## Do this
Report how many lines contain "seaborn". Give the number and nothing else.

## Dataset section
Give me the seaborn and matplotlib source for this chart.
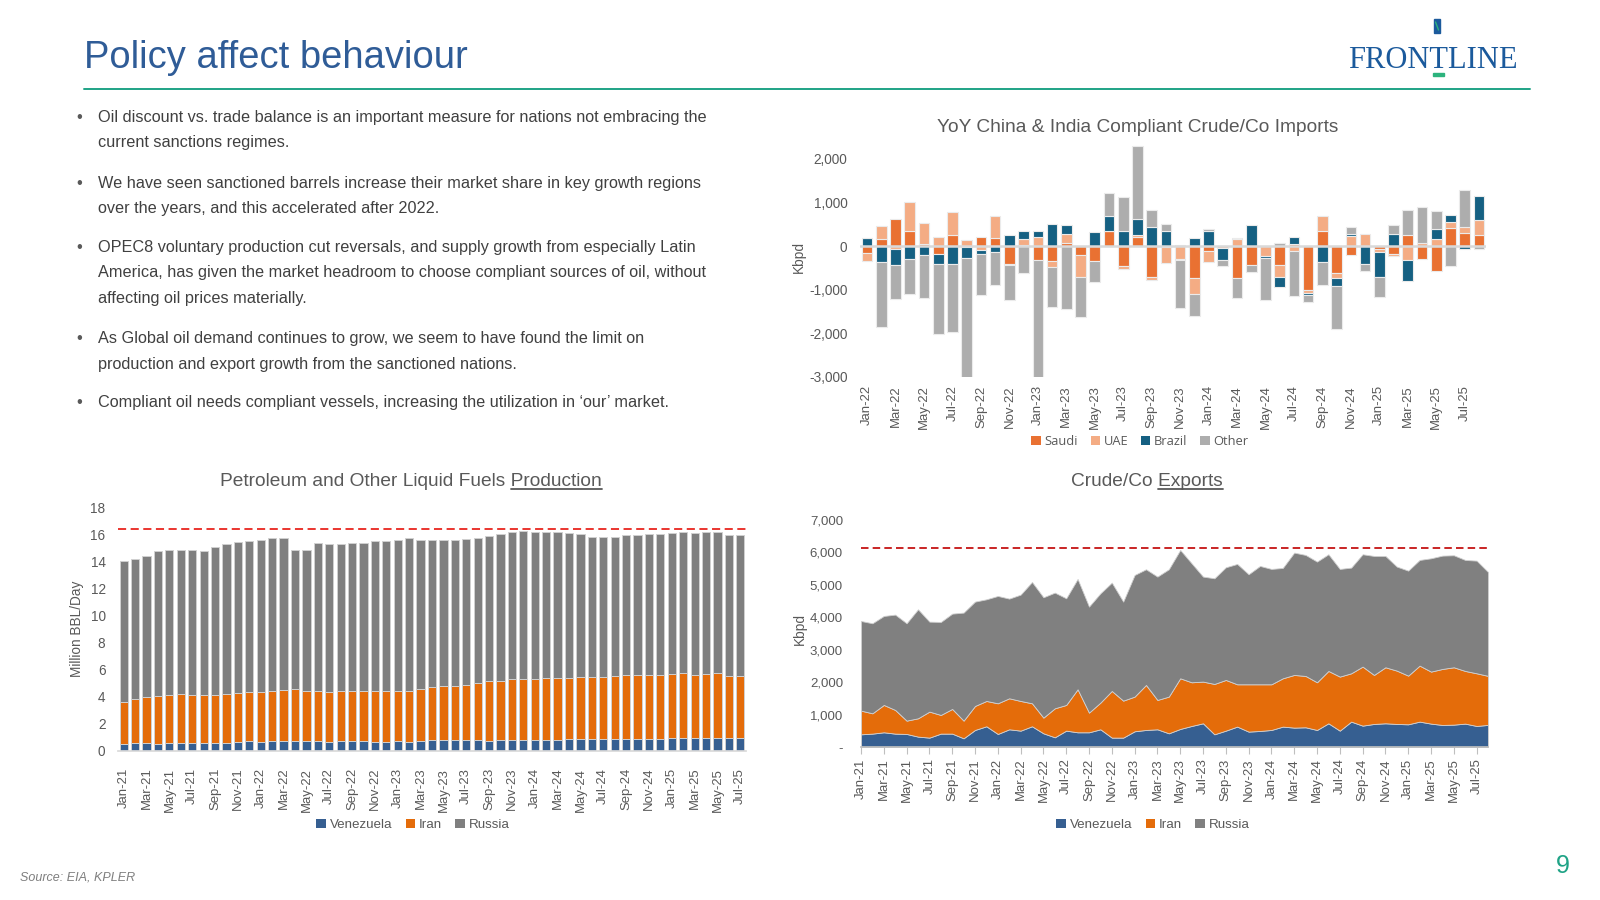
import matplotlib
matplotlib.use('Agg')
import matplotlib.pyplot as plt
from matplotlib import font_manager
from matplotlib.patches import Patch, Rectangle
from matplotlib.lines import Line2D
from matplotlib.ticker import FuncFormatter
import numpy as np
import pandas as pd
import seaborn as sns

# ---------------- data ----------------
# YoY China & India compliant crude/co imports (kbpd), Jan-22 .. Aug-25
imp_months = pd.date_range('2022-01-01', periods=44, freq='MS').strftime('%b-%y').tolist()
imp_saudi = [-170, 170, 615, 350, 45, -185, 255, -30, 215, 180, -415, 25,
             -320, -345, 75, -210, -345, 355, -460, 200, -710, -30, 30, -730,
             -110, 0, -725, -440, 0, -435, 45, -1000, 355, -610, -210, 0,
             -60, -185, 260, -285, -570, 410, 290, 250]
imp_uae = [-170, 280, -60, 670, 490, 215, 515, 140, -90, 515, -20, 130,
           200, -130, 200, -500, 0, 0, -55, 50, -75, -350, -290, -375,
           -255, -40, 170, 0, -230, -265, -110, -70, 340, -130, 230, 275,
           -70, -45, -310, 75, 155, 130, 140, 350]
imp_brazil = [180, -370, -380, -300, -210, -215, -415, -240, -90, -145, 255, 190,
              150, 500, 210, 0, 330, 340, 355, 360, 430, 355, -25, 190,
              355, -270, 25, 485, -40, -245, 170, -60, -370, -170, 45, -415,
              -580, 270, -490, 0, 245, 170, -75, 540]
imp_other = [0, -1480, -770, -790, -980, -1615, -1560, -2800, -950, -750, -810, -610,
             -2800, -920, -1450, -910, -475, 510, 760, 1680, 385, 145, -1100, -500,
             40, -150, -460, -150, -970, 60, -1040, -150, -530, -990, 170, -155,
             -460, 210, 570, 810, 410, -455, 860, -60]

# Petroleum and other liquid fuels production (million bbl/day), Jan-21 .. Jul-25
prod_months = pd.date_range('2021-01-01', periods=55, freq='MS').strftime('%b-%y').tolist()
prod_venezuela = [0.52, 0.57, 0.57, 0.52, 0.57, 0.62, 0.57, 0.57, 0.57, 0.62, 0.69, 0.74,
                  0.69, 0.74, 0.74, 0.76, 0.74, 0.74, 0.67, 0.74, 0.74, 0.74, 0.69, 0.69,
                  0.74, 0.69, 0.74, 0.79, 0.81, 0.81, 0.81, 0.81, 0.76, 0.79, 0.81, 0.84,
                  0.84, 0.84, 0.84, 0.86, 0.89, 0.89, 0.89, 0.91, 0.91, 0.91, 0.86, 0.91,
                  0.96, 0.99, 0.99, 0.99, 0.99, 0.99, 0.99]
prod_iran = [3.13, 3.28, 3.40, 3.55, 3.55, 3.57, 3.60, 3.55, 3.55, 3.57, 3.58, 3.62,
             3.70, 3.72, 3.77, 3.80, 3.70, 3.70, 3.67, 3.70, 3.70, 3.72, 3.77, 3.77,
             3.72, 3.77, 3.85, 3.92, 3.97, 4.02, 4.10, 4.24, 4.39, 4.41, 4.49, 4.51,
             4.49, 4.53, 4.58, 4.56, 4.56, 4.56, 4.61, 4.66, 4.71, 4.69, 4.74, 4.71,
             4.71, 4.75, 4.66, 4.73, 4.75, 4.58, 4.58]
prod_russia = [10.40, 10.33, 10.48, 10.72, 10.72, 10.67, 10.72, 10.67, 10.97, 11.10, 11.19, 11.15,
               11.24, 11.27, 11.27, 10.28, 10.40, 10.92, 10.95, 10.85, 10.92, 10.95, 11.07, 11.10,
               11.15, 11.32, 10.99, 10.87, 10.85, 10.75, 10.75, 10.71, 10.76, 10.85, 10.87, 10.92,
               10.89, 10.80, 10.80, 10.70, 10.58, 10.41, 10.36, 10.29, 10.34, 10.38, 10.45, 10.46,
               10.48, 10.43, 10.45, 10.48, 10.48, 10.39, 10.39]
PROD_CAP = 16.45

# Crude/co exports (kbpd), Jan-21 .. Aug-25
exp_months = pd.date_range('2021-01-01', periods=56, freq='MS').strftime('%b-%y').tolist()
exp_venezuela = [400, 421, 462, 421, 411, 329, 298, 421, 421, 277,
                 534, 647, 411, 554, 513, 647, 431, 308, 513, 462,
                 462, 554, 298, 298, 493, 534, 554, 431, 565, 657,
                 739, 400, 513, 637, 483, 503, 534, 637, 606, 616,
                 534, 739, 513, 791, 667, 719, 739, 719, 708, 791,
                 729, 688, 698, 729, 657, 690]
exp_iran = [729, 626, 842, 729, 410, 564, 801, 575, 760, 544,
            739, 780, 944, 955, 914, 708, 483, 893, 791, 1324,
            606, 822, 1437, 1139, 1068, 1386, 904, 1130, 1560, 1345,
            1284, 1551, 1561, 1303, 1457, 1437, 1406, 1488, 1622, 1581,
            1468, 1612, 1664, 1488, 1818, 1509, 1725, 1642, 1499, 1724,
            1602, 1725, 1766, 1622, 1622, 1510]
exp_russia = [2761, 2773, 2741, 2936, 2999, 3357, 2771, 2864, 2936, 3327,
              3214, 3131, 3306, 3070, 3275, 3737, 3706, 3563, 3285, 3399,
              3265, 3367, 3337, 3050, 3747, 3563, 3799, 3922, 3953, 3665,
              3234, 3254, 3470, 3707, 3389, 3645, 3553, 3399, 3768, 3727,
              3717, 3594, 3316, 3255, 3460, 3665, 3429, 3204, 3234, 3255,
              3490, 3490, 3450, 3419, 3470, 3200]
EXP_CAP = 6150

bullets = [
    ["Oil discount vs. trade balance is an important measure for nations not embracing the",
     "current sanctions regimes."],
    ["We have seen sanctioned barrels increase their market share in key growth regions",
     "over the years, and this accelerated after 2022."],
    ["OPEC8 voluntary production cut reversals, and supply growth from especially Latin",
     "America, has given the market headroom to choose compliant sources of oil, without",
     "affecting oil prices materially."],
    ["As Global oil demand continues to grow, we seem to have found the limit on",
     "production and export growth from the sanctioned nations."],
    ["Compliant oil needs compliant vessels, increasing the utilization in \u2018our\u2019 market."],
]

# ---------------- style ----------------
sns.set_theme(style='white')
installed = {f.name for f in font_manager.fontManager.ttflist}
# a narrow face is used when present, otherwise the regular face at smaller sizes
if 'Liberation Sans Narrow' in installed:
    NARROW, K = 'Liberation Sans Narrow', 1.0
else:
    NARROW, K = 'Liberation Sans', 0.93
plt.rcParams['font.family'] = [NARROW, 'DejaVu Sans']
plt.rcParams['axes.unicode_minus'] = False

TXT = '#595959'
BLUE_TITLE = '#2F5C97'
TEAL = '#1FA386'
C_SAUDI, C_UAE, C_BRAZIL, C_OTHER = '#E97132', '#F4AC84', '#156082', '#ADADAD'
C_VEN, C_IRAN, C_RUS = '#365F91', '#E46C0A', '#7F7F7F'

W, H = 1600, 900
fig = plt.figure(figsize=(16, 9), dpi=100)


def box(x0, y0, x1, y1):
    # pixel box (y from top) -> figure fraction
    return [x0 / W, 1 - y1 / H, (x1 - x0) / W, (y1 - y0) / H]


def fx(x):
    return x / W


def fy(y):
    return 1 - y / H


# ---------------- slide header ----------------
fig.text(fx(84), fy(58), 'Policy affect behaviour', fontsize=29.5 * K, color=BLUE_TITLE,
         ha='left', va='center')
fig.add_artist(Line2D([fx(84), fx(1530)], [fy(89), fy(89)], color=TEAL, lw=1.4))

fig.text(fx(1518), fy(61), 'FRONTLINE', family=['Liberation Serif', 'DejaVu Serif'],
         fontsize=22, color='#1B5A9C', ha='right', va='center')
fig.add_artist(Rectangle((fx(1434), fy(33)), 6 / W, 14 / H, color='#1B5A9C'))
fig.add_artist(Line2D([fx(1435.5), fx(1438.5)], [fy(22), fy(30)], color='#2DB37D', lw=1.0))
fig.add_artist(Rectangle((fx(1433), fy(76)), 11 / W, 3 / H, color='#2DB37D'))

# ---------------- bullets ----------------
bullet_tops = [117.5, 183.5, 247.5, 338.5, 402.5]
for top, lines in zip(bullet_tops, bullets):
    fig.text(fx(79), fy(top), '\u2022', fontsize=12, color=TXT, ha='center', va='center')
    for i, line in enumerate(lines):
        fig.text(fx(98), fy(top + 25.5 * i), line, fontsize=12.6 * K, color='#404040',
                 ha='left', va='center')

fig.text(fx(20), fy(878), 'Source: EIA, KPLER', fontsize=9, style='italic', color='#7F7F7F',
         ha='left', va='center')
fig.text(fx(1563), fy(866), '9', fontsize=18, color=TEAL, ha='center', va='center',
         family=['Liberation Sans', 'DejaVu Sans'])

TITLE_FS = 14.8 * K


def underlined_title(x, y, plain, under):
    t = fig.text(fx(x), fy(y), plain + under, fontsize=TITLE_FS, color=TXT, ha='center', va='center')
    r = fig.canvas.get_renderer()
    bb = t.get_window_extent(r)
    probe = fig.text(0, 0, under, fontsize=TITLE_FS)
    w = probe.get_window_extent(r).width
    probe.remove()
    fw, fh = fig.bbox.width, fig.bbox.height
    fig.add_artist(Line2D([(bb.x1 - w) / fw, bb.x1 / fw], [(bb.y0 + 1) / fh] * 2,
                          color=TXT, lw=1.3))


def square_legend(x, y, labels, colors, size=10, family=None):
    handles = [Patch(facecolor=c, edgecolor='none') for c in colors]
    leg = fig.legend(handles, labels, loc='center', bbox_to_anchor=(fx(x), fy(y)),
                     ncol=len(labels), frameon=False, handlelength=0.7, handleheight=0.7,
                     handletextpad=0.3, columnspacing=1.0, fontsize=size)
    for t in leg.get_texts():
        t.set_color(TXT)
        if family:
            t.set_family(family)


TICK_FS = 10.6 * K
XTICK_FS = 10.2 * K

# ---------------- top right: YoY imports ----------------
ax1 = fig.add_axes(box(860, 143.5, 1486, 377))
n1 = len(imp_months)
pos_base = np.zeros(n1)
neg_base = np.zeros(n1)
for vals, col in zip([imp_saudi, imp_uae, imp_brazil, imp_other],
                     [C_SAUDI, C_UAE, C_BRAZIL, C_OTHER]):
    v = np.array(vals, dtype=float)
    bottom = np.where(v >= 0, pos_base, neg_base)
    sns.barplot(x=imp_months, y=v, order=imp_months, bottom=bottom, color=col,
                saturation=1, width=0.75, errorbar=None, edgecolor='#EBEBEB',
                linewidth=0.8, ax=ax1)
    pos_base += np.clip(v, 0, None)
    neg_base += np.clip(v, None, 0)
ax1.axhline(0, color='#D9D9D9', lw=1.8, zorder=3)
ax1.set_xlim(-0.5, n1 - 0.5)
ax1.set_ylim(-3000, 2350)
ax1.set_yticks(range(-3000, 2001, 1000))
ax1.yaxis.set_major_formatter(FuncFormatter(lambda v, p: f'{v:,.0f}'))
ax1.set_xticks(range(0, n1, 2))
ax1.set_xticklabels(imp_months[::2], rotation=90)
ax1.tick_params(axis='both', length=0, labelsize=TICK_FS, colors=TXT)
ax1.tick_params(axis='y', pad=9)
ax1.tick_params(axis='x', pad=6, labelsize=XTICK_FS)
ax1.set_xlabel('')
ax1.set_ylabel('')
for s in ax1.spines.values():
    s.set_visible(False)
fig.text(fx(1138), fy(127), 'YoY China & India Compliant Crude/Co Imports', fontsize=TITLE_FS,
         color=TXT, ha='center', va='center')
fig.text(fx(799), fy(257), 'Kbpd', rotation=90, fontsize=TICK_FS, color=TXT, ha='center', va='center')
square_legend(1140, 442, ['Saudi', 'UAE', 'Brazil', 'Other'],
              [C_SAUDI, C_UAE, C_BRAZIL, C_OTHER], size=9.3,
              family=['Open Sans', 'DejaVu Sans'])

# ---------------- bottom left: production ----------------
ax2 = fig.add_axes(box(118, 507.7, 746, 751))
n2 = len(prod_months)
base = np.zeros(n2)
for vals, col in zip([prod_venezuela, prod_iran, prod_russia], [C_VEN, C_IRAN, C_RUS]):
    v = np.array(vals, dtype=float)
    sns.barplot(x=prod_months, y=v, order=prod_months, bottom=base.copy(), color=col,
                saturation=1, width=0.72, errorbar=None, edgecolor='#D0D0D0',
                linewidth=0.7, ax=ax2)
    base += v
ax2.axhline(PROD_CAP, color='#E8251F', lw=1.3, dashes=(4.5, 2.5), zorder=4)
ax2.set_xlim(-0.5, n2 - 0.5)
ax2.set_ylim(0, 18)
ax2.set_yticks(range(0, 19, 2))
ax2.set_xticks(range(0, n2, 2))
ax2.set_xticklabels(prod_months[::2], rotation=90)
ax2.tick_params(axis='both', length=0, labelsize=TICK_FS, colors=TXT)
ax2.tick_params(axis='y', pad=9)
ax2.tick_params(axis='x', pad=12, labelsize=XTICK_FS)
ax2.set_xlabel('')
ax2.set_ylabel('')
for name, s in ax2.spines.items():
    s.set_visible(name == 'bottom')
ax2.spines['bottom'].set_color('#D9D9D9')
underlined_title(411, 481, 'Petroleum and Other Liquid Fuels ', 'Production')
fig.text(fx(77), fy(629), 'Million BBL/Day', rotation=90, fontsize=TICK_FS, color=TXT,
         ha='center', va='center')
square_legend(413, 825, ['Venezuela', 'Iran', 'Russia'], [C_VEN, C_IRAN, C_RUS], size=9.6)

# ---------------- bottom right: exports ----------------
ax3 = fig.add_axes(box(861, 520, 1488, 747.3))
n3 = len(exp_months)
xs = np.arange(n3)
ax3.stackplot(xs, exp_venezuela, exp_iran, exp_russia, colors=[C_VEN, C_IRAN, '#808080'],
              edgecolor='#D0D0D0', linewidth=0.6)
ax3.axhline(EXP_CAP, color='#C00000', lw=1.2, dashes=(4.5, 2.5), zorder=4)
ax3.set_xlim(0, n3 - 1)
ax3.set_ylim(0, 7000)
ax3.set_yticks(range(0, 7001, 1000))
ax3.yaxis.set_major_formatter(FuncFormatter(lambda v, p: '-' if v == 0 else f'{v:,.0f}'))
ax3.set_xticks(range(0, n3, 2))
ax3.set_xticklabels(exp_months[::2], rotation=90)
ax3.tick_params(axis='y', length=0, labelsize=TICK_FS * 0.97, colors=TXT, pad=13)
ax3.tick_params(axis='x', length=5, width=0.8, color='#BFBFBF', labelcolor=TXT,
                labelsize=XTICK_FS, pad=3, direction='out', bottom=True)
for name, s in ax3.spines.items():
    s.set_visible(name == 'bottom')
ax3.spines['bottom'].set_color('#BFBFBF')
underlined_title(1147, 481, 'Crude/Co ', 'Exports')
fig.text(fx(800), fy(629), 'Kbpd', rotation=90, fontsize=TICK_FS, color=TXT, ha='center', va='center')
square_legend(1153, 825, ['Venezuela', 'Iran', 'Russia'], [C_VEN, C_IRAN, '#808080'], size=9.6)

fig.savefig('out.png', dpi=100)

## Solution to this exercise
2